Ever really want to do something, but you know in your gut it isn’t right?
Your reasonable side knows you shouldn’t indulge but your mind overwhelms you with the tantalizing calls of desire. It’s a known tale like the siren’s sweetly calling you out sea.
This is about that human challenge, and how I, like Odysseus, tied myself to my ship’s mast with wax in my ears.
I love classic style and closet staples. And one piece I’ve been searching for is the perfect black leather jacket. I want the perfect blend of sharp cut, just the right amount of edging timings and fits like a glove.
This weekend, I went causally pursuing some local stores with a girlfriend of mine and I spotted her, the once cow that is. I instantly fell in love and as shopping with friends goes, she urged me to try it on. Oh dear, it was fabulously perfect! The stars sparkled in my eyes as I thought I had met my leather match.
But I walked out of the store sans leather jacket. I kept thinking about it. The next day I returned to the store again with my mother and tried it on. Once more, the piece hugged me, and my puppy love grew stronger.
Here comes the heart break.
The jacket was Made in China.
I did my research on the brand the night before and I have seen enough to know that no ethics alined with mine were involved in its production.
“Oh, it wasn’t made in Bangladesh” I thought. “I wouldn’t have to write about.” “I did just make the pact a few days ago, I could start after this jacket. ”

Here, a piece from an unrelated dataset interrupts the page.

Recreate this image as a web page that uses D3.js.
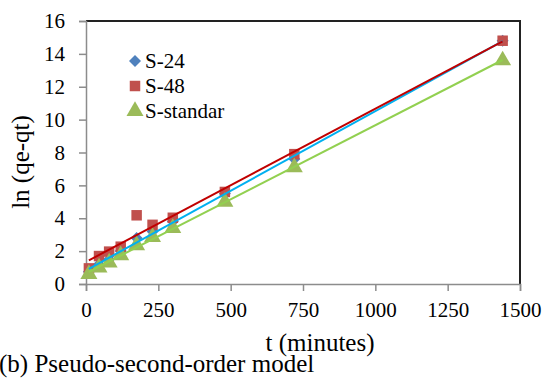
<!DOCTYPE html>
<html>
<head>
<meta charset="utf-8">
<script src="https://cdn.jsdelivr.net/npm/d3@7"></script>
<style>
  html, body { margin: 0; padding: 0; background: #fff; }
  svg { display: block; }
  text { font-family: "Liberation Serif", "Times New Roman", serif; fill: #000; }
</style>
</head>
<body>
<svg id="chart" width="546" height="378"></svg>
<script>
// Contact time (minutes)
const times = [10, 45, 80, 120, 175, 230, 300, 480, 720, 1440];
// ln(qe - qt) for each sample
const s24 = [0.75, 1.2, 1.5, 2.0, 2.8, 3.2, 3.8, 5.5, 7.6, 14.8];
const s48 = [0.95, 1.7, 1.97, 2.27, 4.18, 3.6, 4.03, 5.6, 7.9, 14.8];
const sStandar = [0.6, 1.0, 1.3, 1.75, 2.35, 2.85, 3.4, 5.0, 7.1, 13.6];

const seriesNames = ["S-24", "S-48", "S-standar"];
const xTicks = [0, 250, 500, 750, 1000, 1250, 1500];
const yTicks = [0, 2, 4, 6, 8, 10, 12, 14, 16];

const markerColors = ["#4F81BD", "#C0504D", "#9BBB59"];
const lineColors = ["#00B0F0", "#C00000", "#92D050"];
// diamond = square turned 45 degrees
const markerShapes = [d3.symbolSquare, d3.symbolSquare, d3.symbolTriangle];
const markerRotate = [45, 0, 0];
const markerSizes = [72, 110, 125];

const svg = d3.select("#chart");
const plotL = 86, plotR = 520, plotT = 21, plotB = 284;

const x = d3.scaleLinear().domain([0, 1500]).range([plotL, plotR]);
const y = d3.scaleLinear().domain([0, 16]).range([plotB, plotT]);

// plot frame: dark top and right edges
svg.append("path")
  .attr("d", `M${plotL},${plotT}H${plotR}V${plotB}`)
  .attr("fill", "none").attr("stroke", "#222").attr("stroke-width", 2);

// axes
const yAxis = svg.append("g").attr("transform", `translate(${plotL},0)`)
  .call(d3.axisLeft(y).tickValues(yTicks).tickSize(7).tickPadding(14).tickFormat(d3.format("d")));
const xAxis = svg.append("g").attr("transform", `translate(0,${plotB})`)
  .call(d3.axisBottom(x).tickValues(xTicks).tickSize(7).tickPadding(11).tickFormat(d3.format("d")));
[xAxis, yAxis].forEach(g => {
  g.selectAll(".domain").attr("stroke", "#8c8c8c").attr("stroke-width", 1.5);
  g.selectAll(".tick line").attr("stroke", "#8c8c8c").attr("stroke-width", 1.5);
  g.selectAll("text").attr("font-size", 21).attr("font-family", "Liberation Serif");
});

const data = [s24, s48, sStandar];

// markers
data.forEach((vals, i) => {
  svg.append("g").selectAll("path")
    .data(vals.map((v, j) => [times[j], v]))
    .join("path")
    .attr("transform", d => `translate(${x(d[0])},${y(d[1])}) rotate(${markerRotate[i]})`)
    .attr("d", d3.symbol().type(markerShapes[i]).size(markerSizes[i]))
    .attr("fill", markerColors[i]);
});

// least-squares trend lines
function fit(xs, ys) {
  const mx = d3.mean(xs), my = d3.mean(ys);
  let sxy = 0, sxx = 0;
  xs.forEach((xv, k) => { sxy += (xv - mx) * (ys[k] - my); sxx += (xv - mx) ** 2; });
  const b = sxy / sxx;
  return { b, a: my - b * mx };
}
data.forEach((vals, i) => {
  const { a, b } = fit(times, vals);
  const ends = d3.extent(times);
  svg.append("line")
    .attr("x1", x(ends[0])).attr("y1", y(a + b * ends[0]))
    .attr("x2", x(ends[1])).attr("y2", y(a + b * ends[1]))
    .attr("stroke", lineColors[i]).attr("stroke-width", 2);
});

// legend
const legend = svg.append("g");
seriesNames.forEach((name, i) => {
  const ly = 61 + i * 25;
  legend.append("path")
    .attr("transform", `translate(135,${ly}) rotate(${markerRotate[i]})`)
    .attr("d", d3.symbol().type(markerShapes[i]).size(markerSizes[i]))
    .attr("fill", markerColors[i]);
  legend.append("text").attr("x", 145).attr("y", ly + 7)
    .attr("font-size", 21).text(name);
});

// axis titles
svg.append("text")
  .attr("transform", `translate(29,162) rotate(-90)`)
  .attr("text-anchor", "middle").attr("font-size", 25).text("ln (qe-qt)");
svg.append("text")
  .attr("x", 320).attr("y", 351)
  .attr("text-anchor", "middle").attr("font-size", 25).text("t (minutes)");
svg.append("text")
  .attr("x", -1).attr("y", 372)
  .attr("font-size", 25).text("(b) Pseudo-second-order model");
</script>
</body>
</html>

My mind can be a terrible teaser.
I walked out of the store again without buying it, but it truly tormented me. I knew I couldn’t trace it + by making the purchase I would be supporting the one thing I vowed not to, and break a promise with myself.
So here’s the thing.
Our emotional connection to fashion is one of intricate complexity. But it’s not just fashion–so many other aspects of our lives are fueled by rapid and thoughtless consumption. And without taking a stand our closets and homes become filled with the same mindless things. Fashion (and life!) should be fabulous + fun–not filled with torment. But “desire is the root of all suffering”–oh Buddha you are so spot on.
I never ended up buying the jacket.
I kept the promise to myself, to you and to the industry I am so passionate about and I can say proudly I’ve only made purchases I can trace with confidence.
No longer am I actively searching for that perfect leather jacket + I’ve put the infamous jacket desire to rest: I’ve sailed past. And I will continue to live my values.
Although the sirens never stop, especially in a culture that continuously wants you to consume the latest and greatest, we vote with our dollars and we can take a stand + be the change.